A Austrália continuou com os seus ensaios, já numa modalidade quase imparável. Fraser McReight foi o obreiro. Na bancada, viam-se sorrisos e cangurus insufláveis. Gente feliz. Portugal respondeu por Mike Tadjer, mas o VAR deliberou que o português perdeu o contacto com a bola. Foi mais uma pancada no orgulho dos portugueses, que pouco depois beneficiariam de muito tempo contra 13 jogadores. Aqui, Portugal rondou e rondou e rondou o ensaio e os terrenos que prometem história, mas os australianos, tão cansados como a rapaziada da nossa terra, iam-se defendendo como podiam.
A festa dos portugueses em Saint-Étienne
Guillaume Horcajuelo
Mas a resistência aussie quebrou e o ensaio chegou mesmo, por Rafael Simões. Samuel Marques voltou a cuidar da conversão e aproximou os números do marcador: 29-14. Korobeite desfez a aproximação: 34-14. Donaldson, como já fizera antes, voltou a falhar o pontapé, concedendo uma folga a injustiças morais.
O cansaço dos corpos, o sangue que escorre da esquina de uma testa e o arfar eterno, confere mais dignidade a um jogo físico que também mete questões de alma.
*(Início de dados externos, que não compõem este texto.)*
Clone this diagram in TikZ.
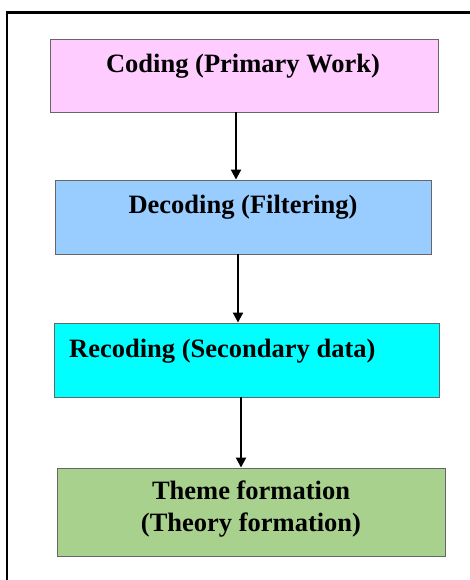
\documentclass[tikz,border=0pt]{standalone}
\usepackage{fontspec}
\setmainfont{Liberation Serif}
\usetikzlibrary{arrows.meta,shadows}
\definecolor{cpink}{HTML}{FFCCFF}
\definecolor{cblue}{HTML}{99CCFF}
\definecolor{ccyan}{HTML}{00FFFF}
\definecolor{cgreen}{HTML}{A9D18E}
\definecolor{cedge}{HTML}{666666}
\begin{document}
\begin{tikzpicture}[x=1pt,y=-1pt,
  box/.style={draw=cedge,line width=0.9pt,rectangle,inner sep=0pt,
    drop shadow={shadow xshift=1.2pt,shadow yshift=-1.2pt,fill=black!45,opacity=1}},
  lbl/.style={inner sep=0pt,font=\fontsize{26.5}{32}\selectfont\bfseries,align=center},
  arr/.style={line width=2pt,-{Triangle[width=10pt,length=10pt]}}]
\useasboundingbox (0,0) rectangle (470,580);
\begin{scope}
\clip (0,0) rectangle (470,580);
\draw[line width=2.6pt] (7,12.5) -- (490,12.5);
\draw[line width=2.6pt] (7,11.2) -- (7,600);
\end{scope}
\node[box,fill=cpink,minimum width=388pt,minimum height=73pt] (b1) at (244,75.5) {};
\node[box,fill=cblue,minimum width=376pt,minimum height=74pt] (b2) at (243,217) {};
\node[box,fill=ccyan,minimum width=385pt,minimum height=74pt] (b3) at (246.5,360) {};
\node[box,fill=cgreen,minimum width=388pt,minimum height=88pt] (b4) at (251,512) {};
\node[lbl] (t1) at (243,66) {Coding (Primary Work)};
\node[lbl] (t2) at (243,207) {Decoding (Filtering)};
\node[lbl,anchor=west] (t3) at (69,351) {Recoding (Secondary data)};
\node[lbl] (t4) at (251,509) {Theme formation\\(Theory formation)};
\draw[arr] ([xshift=-8pt]b1.south) -- ([xshift=-8pt]b1.south |- b2.north);
\draw[arr] ([xshift=-5pt]b2.south) -- ([xshift=-5pt]b2.south |- b3.north);
\draw[arr] ([xshift=-5.5pt]b3.south) -- ([xshift=-5.5pt]b3.south |- b4.north);
\end{tikzpicture}
\end{document}
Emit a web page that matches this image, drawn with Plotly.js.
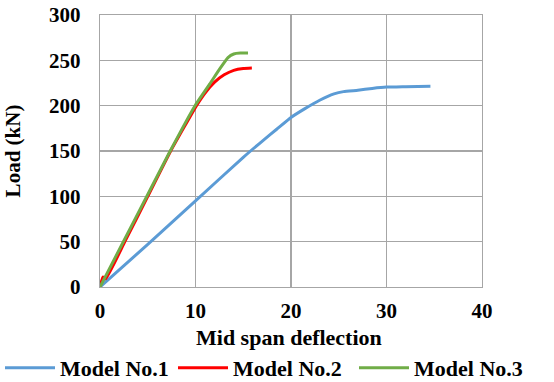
<!DOCTYPE html>
<html>
<head>
<meta charset="utf-8">
<script src="https://cdn.plot.ly/plotly-3.0.1.min.js"></script>
<style>html,body{margin:0;padding:0;background:#fff;}#chart{width:554px;height:382px;}</style>
</head>
<body>
<div id="chart"></div>
<script>
// Model No.1
const m1X = [0, 5, 10, 15, 17, 18.5, 20, 21.5, 23, 24.5, 25.5, 27, 28.5, 30, 32, 34.6];
const m1Y = [0, 47, 95, 143, 161, 174, 187, 197, 206, 213, 215.5, 217, 219, 220.5, 221, 221.5];
// Model No.2
const m2X = [0, 0.3, 0.6, 2.6, 5.0, 7.4, 10.1, 11.0, 12.0, 13.0, 14.0, 15.0, 15.9];
const m2Y = [0, 11, 9, 50, 100, 150, 200, 214, 226, 234, 239, 241, 241.5];
// Model No.3
const m3X = [0, 2.5, 5.0, 7.35, 9.95, 11.5, 12.5, 13.4, 14.0, 14.7, 15.5];
const m3Y = [0, 51, 102, 150, 200, 224, 240, 253, 257, 258, 258];

const names = ['Model No.1', 'Model No.2', 'Model No.3'];
const colors = ['#5b9bd5', '#ff0000', '#70ad47'];
const legendIds = ['legend', 'legend2', 'legend3'];
const xTitle = 'Mid span deflection';
const yTitle = 'Load (kN)';

const font = '"Liberation Serif", "Times New Roman", serif';
const traces = [[m1X, m1Y], [m2X, m2Y], [m3X, m3Y]].map((d, i) => ({
  x: d[0], y: d[1], name: names[i], type: 'scatter', mode: 'lines',
  legend: legendIds[i],
  line: {color: colors[i], width: 3, shape: 'spline', smoothing: 0.4}
}));

const axisCommon = {
  showgrid: true, gridcolor: '#a6a6a6', gridwidth: 1.3,
  showline: true, linecolor: '#a6a6a6', linewidth: 1.3, mirror: true,
  zeroline: false, ticks: '', automargin: false,
  tickfont: {family: font, size: 21, color: '#000', weight: 'bold'}
};

function legendAt(px) {
  return {
    orientation: 'h', xref: 'container', yref: 'container',
    x: px / 554, xanchor: 'left', y: 35 / 382, yanchor: 'top',
    font: {family: font, size: 22, color: '#000', weight: 'bold'},
    itemwidth: 50, bgcolor: 'rgba(0,0,0,0)'
  };
}

const layout = {
  width: 554, height: 382,
  margin: {l: 100, r: 72, t: 14.5, b: 95},
  paper_bgcolor: '#fff', plot_bgcolor: '#fff',
  font: {family: font, color: '#000'},
  xaxis: Object.assign({}, axisCommon, {
    range: [0, 40], tickvals: [0, 10, 20, 30, 40], ticktext: ['0', '10', '20', '30', '40'],
    ticklabelstandoff: 4
  }),
  yaxis: Object.assign({}, axisCommon, {
    range: [0, 300], tickvals: [0, 50, 100, 150, 200, 250, 300],
    ticktext: ['0', '50', '100', '150', '200', '250', '300'],
    ticklabelstandoff: 14,
    title: {text: '<b>' + yTitle + '</b>', font: {family: font, size: 21, color: '#000'}, standoff: 22}
  }),
  annotations: [{
    text: '<b>' + xTitle + '</b>', xref: 'paper', yref: 'paper', x: 0.495, y: -0.187,
    xanchor: 'center', yanchor: 'middle', showarrow: false,
    font: {family: font, size: 22, color: '#000'}
  }],
  showlegend: true,
  legend: legendAt(-6),
  legend2: legendAt(173),
  legend3: legendAt(354)
};

Plotly.newPlot('chart', traces, layout, {staticPlot: true, displayModeBar: false});
</script>
</body>
</html>
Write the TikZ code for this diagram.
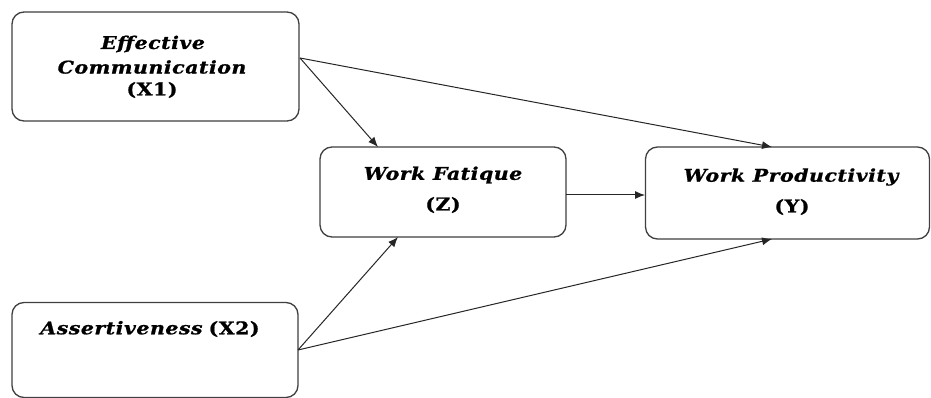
\documentclass[tikz,border=0pt]{standalone}
\usepackage{fontspec}
\setmainfont{DejaVu Serif}
\newfontfamily\lblfont[FakeStretch=1.17,LetterSpace=3,FakeBold=1]{DejaVu Serif}
\usetikzlibrary{arrows.meta}
\begin{document}
\begin{tikzpicture}[x=1pt,y=-1pt,
  varbox/.style={draw=black!75,line width=1.3pt,rounded corners=12pt,inner sep=0pt},
  lbl/.style={font=\lblfont\fontsize{17.5}{20}\selectfont\bfseries\itshape,inner sep=0pt,anchor=center},
  lblup/.style={font=\lblfont\fontsize{17.5}{20}\selectfont\bfseries,inner sep=0pt,anchor=center},
  conn/.style={draw=black!85,line width=1pt,-{Latex[length=10pt,width=8pt]}}]
\useasboundingbox[fill=white] (0,0) rectangle (931,398);
% boxes
\node[varbox,minimum width=287pt,minimum height=109pt] (x1) at (155.5,66.5) {};
\node[varbox,minimum width=246pt,minimum height=90pt] (z) at (443,192) {};
\node[varbox,minimum width=284pt,minimum height=92pt] (y) at (787.5,193) {};
\node[varbox,minimum width=286pt,minimum height=95pt] (x2) at (155,350) {};
% labels
\node[lbl] (x1a) at (153,44) {Effective};
\node[lbl] (x1b) at (152,67) {Communication};
\node[lblup] (x1c) at (152,90) {(X1)};
\node[lbl] (za) at (443,175) {Work Fatique};
\node[lblup] (zb) at (443,205) {(Z)};
\node[lbl] (ya) at (791,177) {Work Productivity};
\node[lblup] (yb) at (792,207) {(Y)};
\node (x2a) [lbl] at (150,329) {Assertiveness\hspace{6pt}\upshape(X2)};
% connector anchors
\coordinate (x1o) at (300,58);
\coordinate (zin1) at (378,147);
\coordinate (yin1) at (772,147);
\coordinate (zin2) at (398,237);
\coordinate (yin2) at (772,239);
\coordinate (x2o) at (298,350);
\coordinate (zo) at (566,195);
\coordinate (yi) at (645,195);
% connectors
\draw[conn] (x1o) -- (zin1);
\draw[conn] (x1o) -- (yin1);
\draw[conn] (zo) -- (yi);
\draw[conn] (x2o) -- (zin2);
\draw[conn] (x2o) -- (yin2);
\end{tikzpicture}
\end{document}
Somaram-se turnovers, placagens (foram 121 portuguesas contra 143 dos aussies), correrias várias, uma delas supersónica de Manuel Cardoso Pinto. A bola, oval e cheia de histórias para contar, escapava-se com mais facilidade das mãos rudes que a acariciam.
A vitória ainda está por pingar para o lado português, que soma uma derrota (País de Gales) e um empate (Geórgia) na Pool C, mas esta forma de encarar o jogo só pode trazer amanhãs mais melosos. Alguns erros de decisão e aqueles ensaios que podiam ter sido e não foram quase transformaram esta contenda em algo histórico, quase pertencente à mitologia, tal foi a promessa de proximidade entre dois mundos tão diferentes. Portugal está eliminado do Mundial de râguebi. Mas a vida continua. E continua já, depois de muito descanso e do tratamento de mazelas, no dia 8, contra as Fiji.